:: Exercise brief ::
The line containing "plt.rcParams['font.family'] = ['Liberation" marks the end: extract everything from the first line of the data through that line, exactly, with no pictures.
════
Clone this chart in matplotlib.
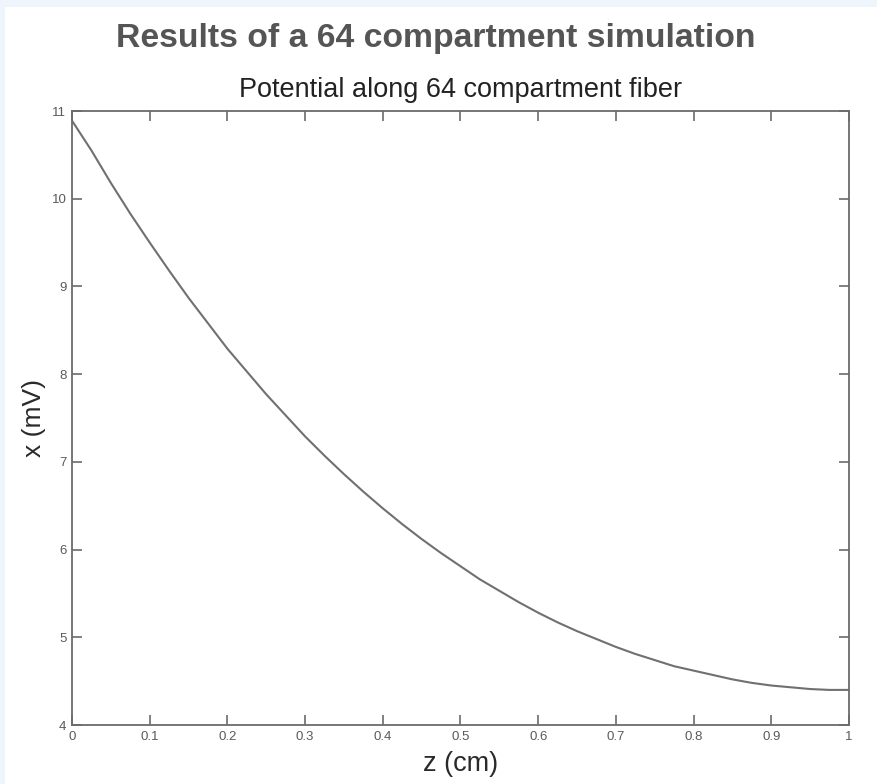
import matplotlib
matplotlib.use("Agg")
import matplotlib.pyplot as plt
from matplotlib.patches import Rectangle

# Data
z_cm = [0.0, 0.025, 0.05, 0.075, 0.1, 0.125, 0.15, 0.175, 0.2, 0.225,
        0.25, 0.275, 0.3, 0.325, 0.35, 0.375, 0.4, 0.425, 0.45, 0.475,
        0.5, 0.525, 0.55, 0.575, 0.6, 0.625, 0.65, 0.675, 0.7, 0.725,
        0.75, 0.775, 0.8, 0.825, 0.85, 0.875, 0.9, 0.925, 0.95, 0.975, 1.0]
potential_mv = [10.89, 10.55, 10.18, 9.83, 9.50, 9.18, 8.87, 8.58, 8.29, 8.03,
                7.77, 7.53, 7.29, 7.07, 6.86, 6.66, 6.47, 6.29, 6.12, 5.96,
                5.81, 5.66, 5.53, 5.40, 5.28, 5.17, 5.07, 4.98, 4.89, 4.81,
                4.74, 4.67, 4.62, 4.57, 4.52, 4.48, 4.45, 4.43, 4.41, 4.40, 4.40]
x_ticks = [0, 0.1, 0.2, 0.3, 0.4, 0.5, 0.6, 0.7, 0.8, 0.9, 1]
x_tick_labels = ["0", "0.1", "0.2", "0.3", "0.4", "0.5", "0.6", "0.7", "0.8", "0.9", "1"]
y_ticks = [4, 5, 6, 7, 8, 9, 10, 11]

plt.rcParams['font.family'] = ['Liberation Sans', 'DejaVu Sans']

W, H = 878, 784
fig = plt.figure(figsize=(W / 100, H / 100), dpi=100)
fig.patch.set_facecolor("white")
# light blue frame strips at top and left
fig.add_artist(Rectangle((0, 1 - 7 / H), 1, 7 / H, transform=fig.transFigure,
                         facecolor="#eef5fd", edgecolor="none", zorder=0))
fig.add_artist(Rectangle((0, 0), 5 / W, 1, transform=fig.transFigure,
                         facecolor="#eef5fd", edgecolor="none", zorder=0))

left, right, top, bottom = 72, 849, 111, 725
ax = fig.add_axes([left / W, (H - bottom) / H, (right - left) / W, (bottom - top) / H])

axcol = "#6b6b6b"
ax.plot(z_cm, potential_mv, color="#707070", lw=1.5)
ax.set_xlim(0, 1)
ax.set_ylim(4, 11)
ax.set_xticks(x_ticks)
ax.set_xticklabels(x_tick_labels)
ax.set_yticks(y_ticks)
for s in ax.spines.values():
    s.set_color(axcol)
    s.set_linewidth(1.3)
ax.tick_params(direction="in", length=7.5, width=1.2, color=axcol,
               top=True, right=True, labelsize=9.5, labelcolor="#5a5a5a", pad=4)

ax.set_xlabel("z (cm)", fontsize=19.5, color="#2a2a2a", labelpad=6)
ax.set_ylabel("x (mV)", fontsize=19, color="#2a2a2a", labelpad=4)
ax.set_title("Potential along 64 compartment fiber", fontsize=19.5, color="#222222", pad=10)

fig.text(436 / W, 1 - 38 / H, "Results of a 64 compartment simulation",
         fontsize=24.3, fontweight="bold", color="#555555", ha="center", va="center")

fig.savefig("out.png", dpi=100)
════
:: Answer below ::
Clone this chart in matplotlib.
import matplotlib
matplotlib.use("Agg")
import matplotlib.pyplot as plt
from matplotlib.patches import Rectangle

# Data
z_cm = [0.0, 0.025, 0.05, 0.075, 0.1, 0.125, 0.15, 0.175, 0.2, 0.225,
        0.25, 0.275, 0.3, 0.325, 0.35, 0.375, 0.4, 0.425, 0.45, 0.475,
        0.5, 0.525, 0.55, 0.575, 0.6, 0.625, 0.65, 0.675, 0.7, 0.725,
        0.75, 0.775, 0.8, 0.825, 0.85, 0.875, 0.9, 0.925, 0.95, 0.975, 1.0]
potential_mv = [10.89, 10.55, 10.18, 9.83, 9.50, 9.18, 8.87, 8.58, 8.29, 8.03,
                7.77, 7.53, 7.29, 7.07, 6.86, 6.66, 6.47, 6.29, 6.12, 5.96,
                5.81, 5.66, 5.53, 5.40, 5.28, 5.17, 5.07, 4.98, 4.89, 4.81,
                4.74, 4.67, 4.62, 4.57, 4.52, 4.48, 4.45, 4.43, 4.41, 4.40, 4.40]
x_ticks = [0, 0.1, 0.2, 0.3, 0.4, 0.5, 0.6, 0.7, 0.8, 0.9, 1]
x_tick_labels = ["0", "0.1", "0.2", "0.3", "0.4", "0.5", "0.6", "0.7", "0.8", "0.9", "1"]
y_ticks = [4, 5, 6, 7, 8, 9, 10, 11]

plt.rcParams['font.family'] = ['Liberation Sans', 'DejaVu Sans']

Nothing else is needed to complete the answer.